Étrange expérience que ce film qu’on croirait sorti des archives secrètes d’une cinémathèque et qui est la transposition à soixante-dix ans de distance d’un des chefs d’œuvre les plus oubliés d’Akira Kurosawa par l’un de ses compatriotes de naissance, le romancier anobli Kazuo Ishiguro connu pour avoir inspiré Les Vestiges du jour (1994) de James Ivory et Never Let Me Go (2011) de Mark Romanek. Vivre s’attache à un employé modèle qui semble avoir sacrifié les plaisirs de l’existence à son labeur de fonctionnaire zélé et décide de rattraper le temps perdu au moment de la retraite, histoire de s’offrir la fantaisie à laquelle il n’a jamais goûtée. Un rôle en or pour celui qui l’incarne dans un contre-emploi spectaculaire : le toujours pince-sans-rire Bill Nighy dont la retenue sied à son personnage ô combien énigmatique aux yeux de ses subordonnés. Le comédien n’éprouve aucune difficulté à se glisser dans la peau de ce personnage confronté à la saveur tardive d’une vie dont il semblait ignorer jusqu’à la tentation. Olivier Hermanus excelle dans la description de cette vie de bureau où chaque employé n’est que le maillon d’une longue chaîne invisible. Dès lors, le film assume sa facture un peu déconcertante en dépeignant une société figée où le sens du devoir semble avoir pris le pas sur le droit au bonheur, incarné quant à lui par ces employés plus jeunes auxquels la guerre récente a sans doute inculqué un nouveau plaisir de vivre.

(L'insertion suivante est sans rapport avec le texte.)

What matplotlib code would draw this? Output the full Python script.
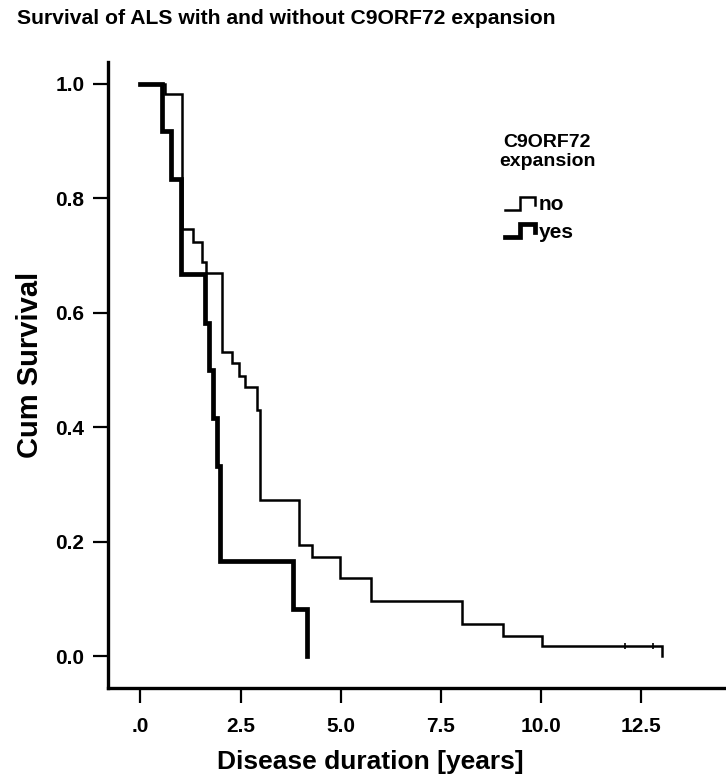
import matplotlib
matplotlib.use('Agg')
import matplotlib.pyplot as plt
from matplotlib.lines import Line2D
from matplotlib.legend_handler import HandlerBase

plt.rcParams['font.family'] = ['Liberation Sans', 'DejaVu Sans']
plt.rcParams['font.weight'] = 'bold'

# Kaplan-Meier steps (years, cumulative survival)
no_time = [0, 0.60, 1.04, 1.32, 1.53, 1.63, 2.03, 2.28, 2.47, 2.61, 2.90, 2.98,
           3.96, 4.27, 4.98, 5.74, 8.02, 9.04, 10.03, 13.02]
no_surv = [1.0, 0.982, 0.746, 0.724, 0.689, 0.670, 0.531, 0.512, 0.490, 0.470, 0.431, 0.273,
           0.194, 0.174, 0.137, 0.097, 0.057, 0.036, 0.018, 0.0]
no_censor_time = [12.1, 12.8]
no_censor_surv = [0.018, 0.018]

yes_time = [0, 0.53, 0.76, 1.0, 1.61, 1.71, 1.81, 1.90, 1.98, 3.80, 4.16]
yes_surv = [1.0, 0.917, 0.833, 0.667, 0.583, 0.5, 0.417, 0.333, 0.167, 0.083, 0.0]

xticks = [0, 2.5, 5.0, 7.5, 10.0, 12.5]
xticklabels = ['.0', '2.5', '5.0', '7.5', '10.0', '12.5']
yticks = [0.0, 0.2, 0.4, 0.6, 0.8, 1.0]
yticklabels = ['0.0', '0.2', '0.4', '0.6', '0.8', '1.0']


class StepHandler(HandlerBase):
    # legend glyph drawn as a small survival step
    def create_artists(self, legend, orig_handle, xdescent, ydescent,
                       width, height, fontsize, trans):
        xs = [0, 0.5, 0.5, 1.0, 1.0]
        ys = [0.05, 0.05, 0.95, 0.95, 0.4]
        line = Line2D([x * width - xdescent for x in xs],
                      [y * height - ydescent for y in ys],
                      color='black', lw=orig_handle.get_linewidth(),
                      solid_joinstyle='miter')
        line.set_transform(trans)
        return [line]


W, H = 726, 783
fig = plt.figure(figsize=(W / 100, H / 100), dpi=100)
ax = fig.add_axes([108 / W, 1 - 688 / H, 1 - 108 / W, (688 - 62) / H])

h_no, = ax.step(no_time, no_surv, where='post', color='black', lw=1.8,
                solid_joinstyle='miter')
ax.plot(no_censor_time, no_censor_surv, ls='none', marker='|', ms=5,
        mew=1.2, color='black')
h_yes, = ax.step(yes_time, yes_surv, where='post', color='black', lw=3.4,
                 solid_joinstyle='miter')

ax.set_xlim(-0.81, 14.61)
ax.set_ylim(-0.055, 1.038)
ax.set_xticks(xticks)
ax.set_xticklabels(xticklabels, fontsize=15, fontweight='bold')
ax.set_yticks(yticks)
ax.set_yticklabels(yticklabels, fontsize=15, fontweight='bold')
ax.tick_params(axis='both', direction='out', length=11, width=1.6)
ax.tick_params(axis='x', pad=10)
ax.tick_params(axis='y', pad=6)

for side in ['top', 'right']:
    ax.spines[side].set_visible(False)
for side in ['left', 'bottom']:
    ax.spines[side].set_linewidth(2.4)

leg = ax.legend([h_no, h_yes], ['no', 'yes'],
                handler_map={h_no: StepHandler(), h_yes: StepHandler()},
                loc='upper left', bbox_to_anchor=((495 - 108) / (W - 108), 1 - (185 - 62) / (688 - 62)),
                frameon=False, handlelength=1.4, handletextpad=0.2, labelspacing=0.4,
                borderpad=0, prop={'weight': 'bold', 'size': 15})

fig.text(547 / W, 1 - 152 / H, 'C9ORF72\nexpansion', ha='center', va='center',
         fontsize=14, fontweight='bold', linespacing=1.1)

fig.text(17 / W, 1 - 18 / H, 'Survival of ALS with and without C9ORF72 expansion',
         ha='left', va='center', fontsize=15.2, fontweight='bold')
fig.text(30 / W, 1 - 365 / H, 'Cum Survival', rotation=90, ha='center', va='center',
         fontsize=21, fontweight='bold')
fig.text(370 / W, 1 - 762 / H, 'Disease duration [years]', ha='center', va='center',
         fontsize=19, fontweight='bold')

fig.savefig('out.png', dpi=100)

Vivre distille une philosophie de la vie qui mérite d’être méditée, tant elle relativise sa pérennité sans nous submerger sous une morale au rabais.

Jean-Philippe Guerand

Living. Film britannique d’Oliver Hermanus (2022), avec Bill Nighy, Aimee Lou Wood, Alex Sharp, Adrian Rawlins, Oliver Chris 1h42.